Five people interviewed over the toppling of a statue of slave trader Edward Colston in Bristol will be offered conditional cautions, a chief constable has said.
The bronze memorial to the 17th century slave merchant was pulled down during a Black Lives Matter protest on June 7, before being dumped in Bristol Harbour.
No arrests were made at the time but officers reviewed CCTV footage and other pictures and video to identify 18 people they wanted to speak to.
Andy Marsh, chief constable of Avon and Somerset Police, said eight people had been interviewed and one person had been arrested on suspicion of causing criminal damage to the statue.
“The law was broken, it was an act of criminal damage,” the chief constable told BBC Radio Bristol on Thursday.
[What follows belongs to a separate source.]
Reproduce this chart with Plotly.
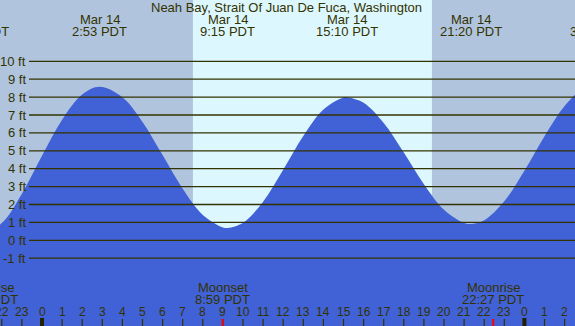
import plotly.graph_objects as go

# ---- data (hours relative to Mar 14 00:00 PDT, heights in ft) ----
curve_hours = [-3.18, -2, -1, 0, 1, 2, 2.88, 4, 5, 6, 7, 8, 9, 9.25, 10, 11, 12, 13, 14, 15,
               15.167, 16, 17, 18, 19, 20, 21, 21.333, 22, 23, 24, 25, 26, 27, 27.65]
curve_ft = [0.2, 0.96, 2.60, 4.72, 6.74, 8.15, 8.58, 7.99, 6.61, 4.76, 2.88, 1.42, 0.72, 0.69,
            0.98, 2.16, 3.94, 5.83, 7.31, 7.98, 7.99, 7.68, 6.55, 4.90, 3.13, 1.70, 0.96, 0.91,
            1.12, 2.18, 3.88, 5.81, 7.50, 8.55, 8.75]

tide_hours = [-3.18, 2.883, 9.25, 15.167, 21.333, 27.65]
tide_dates = ["Mar 13", "Mar 14", "Mar 14", "Mar 14", "Mar 14", "Mar 15"]
tide_times = ["20:49 PDT", "2:53 PDT", "9:15 PDT", "15:10 PDT", "21:20 PDT", "3:39 PDT"]

moon_hours = [-2.73, 8.983, 22.45]
moon_events = ["Moonrise", "Moonset", "Moonrise"]
moon_times = ["21:16 PDT", "8:59 PDT", "22:27 PDT"]

sunrise_hour = 7.51
sunset_hour = 19.40

ft_levels = [-1, 0, 1, 2, 3, 4, 5, 6, 7, 8, 9, 10]
ft_labels = [f"{v} ft" for v in ft_levels]

hour_ticks = list(range(-2, 27))
hour_labels = [str(h % 24) for h in hour_ticks]

title = "Neah Bay, Strait Of Juan De Fuca, Washington"

# ---- style ----
W, H = 575, 326
XMIN, XMAX = -2.0896, 26.517
YMIN, YMAX = -4.788, 13.425
NIGHT = "#B0C4DE"
DAY = "#DDF7FF"
WATER = "#4161D6"
INK = "#333300"
FONT = "Liberation Sans, Arial, sans-serif"


def xpaper(h):
    return (h - XMIN) / (XMAX - XMIN)


def ypaper(px):
    return 1 - px / H


fig = go.Figure()
fig.add_trace(go.Scatter(x=[-5, 30], y=[-10, -10], mode="lines",
                         line=dict(width=0, color=WATER), hoverinfo="skip", showlegend=False))
fig.add_trace(go.Scatter(x=curve_hours, y=curve_ft, mode="lines", fill="tonexty",
                         fillcolor=WATER, line=dict(width=0, color=WATER, shape="spline", smoothing=1.0),
                         hoverinfo="skip", showlegend=False))

shapes = []
# daylight band
shapes.append(dict(type="rect", xref="x", yref="paper", x0=sunrise_hour, x1=sunset_hour,
                   y0=0, y1=1, fillcolor=DAY, line=dict(width=0), layer="below"))
# grid lines
for v in ft_levels:
    shapes.append(dict(type="line", xref="paper", yref="y", x0=29 / W, x1=1, y0=v, y1=v,
                       line=dict(color=INK, width=1.3), layer="above"))
# hour ticks
for h in hour_ticks:
    mid = (h % 24 == 0)
    shapes.append(dict(type="line", xref="x", yref="paper", x0=h, x1=h,
                       y0=0, y1=(8 if mid else 7) / H,
                       line=dict(color="#222200" if mid else INK, width=4 if mid else 1.2),
                       layer="above"))
# moon event ticks
for h in moon_hours:
    shapes.append(dict(type="line", xref="x", yref="paper", x0=h, x1=h, y0=0, y1=7 / H,
                       line=dict(color="#FF0000", width=2), layer="above"))

ann = []
ann.append(dict(text=title, xref="paper", yref="paper", x=0.498, y=ypaper(7.3),
                showarrow=False, xanchor="center", yanchor="middle",
                font=dict(family=FONT, size=13, color=INK)))
for h, d, t in zip(tide_hours, tide_dates, tide_times):
    ann.append(dict(text=d, xref="paper", yref="paper", x=xpaper(h), y=ypaper(19.3),
                    showarrow=False, xanchor="center", yanchor="middle",
                    font=dict(family=FONT, size=13, color=INK)))
    ann.append(dict(text=t, xref="paper", yref="paper", x=xpaper(h), y=ypaper(31.7),
                    showarrow=False, xanchor="center", yanchor="middle",
                    font=dict(family=FONT, size=13, color=INK)))
for h, e, t in zip(moon_hours, moon_events, moon_times):
    ann.append(dict(text=e, xref="paper", yref="paper", x=xpaper(h), y=ypaper(287.3),
                    showarrow=False, xanchor="center", yanchor="middle",
                    font=dict(family=FONT, size=13, color=INK)))
    ann.append(dict(text=t, xref="paper", yref="paper", x=xpaper(h), y=ypaper(299.3),
                    showarrow=False, xanchor="center", yanchor="middle",
                    font=dict(family=FONT, size=13, color=INK)))
for v, lab in zip(ft_levels, ft_labels):
    ann.append(dict(text=lab, xref="paper", yref="y", x=28 / W, y=v,
                    showarrow=False, xanchor="right", yanchor="middle",
                    font=dict(family=FONT, size=13, color=INK)))
for h, lab in zip(hour_ticks, hour_labels):
    ann.append(dict(text=lab, xref="x", yref="paper", x=h, y=ypaper(311.7),
                    showarrow=False, xanchor="center", yanchor="middle",
                    font=dict(family=FONT, size=12, color=INK)))

fig.update_layout(
    width=W, height=H, margin=dict(l=0, r=0, t=0, b=0),
    paper_bgcolor=NIGHT, plot_bgcolor=NIGHT,
    xaxis=dict(range=[XMIN, XMAX], visible=False, fixedrange=True),
    yaxis=dict(range=[YMIN, YMAX], visible=False, fixedrange=True),
    shapes=shapes, annotations=ann, showlegend=False,
)

fig.write_html("out.html", config={"displayModeBar": False},
               post_script="document.body.style.margin='0';document.body.style.overflow='hidden';")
“Fortunately, as far as I’m concerned, it was one crime, one act of damage in an event that carried a significant amount of risk for Bristol and the community.
“We’ve rolled our sleeves up, got on with the investigation. We’ve now interviewed nine people.
“One of them has been arrested, the other eight have voluntarily attended.
“We propose to send four of the individual cases to the Crown Prosecution Service to make a charging decision.
“We’ve offered the lawyers for the other five the opportunity for restorative justice.
“We propose they will pay a fine and do some acts to make good their crime.
“If they refuse to take that, and they’ll have a week to make their mind up, then they will be added to the four that are going to the Crown Prosecution Service.”
Police previously said that a 24-year-old man from Eastleigh, Hampshire, had been arrested in connection with the incident.
Officers also arrested a 27-year-old man, who was later released with no further action taken.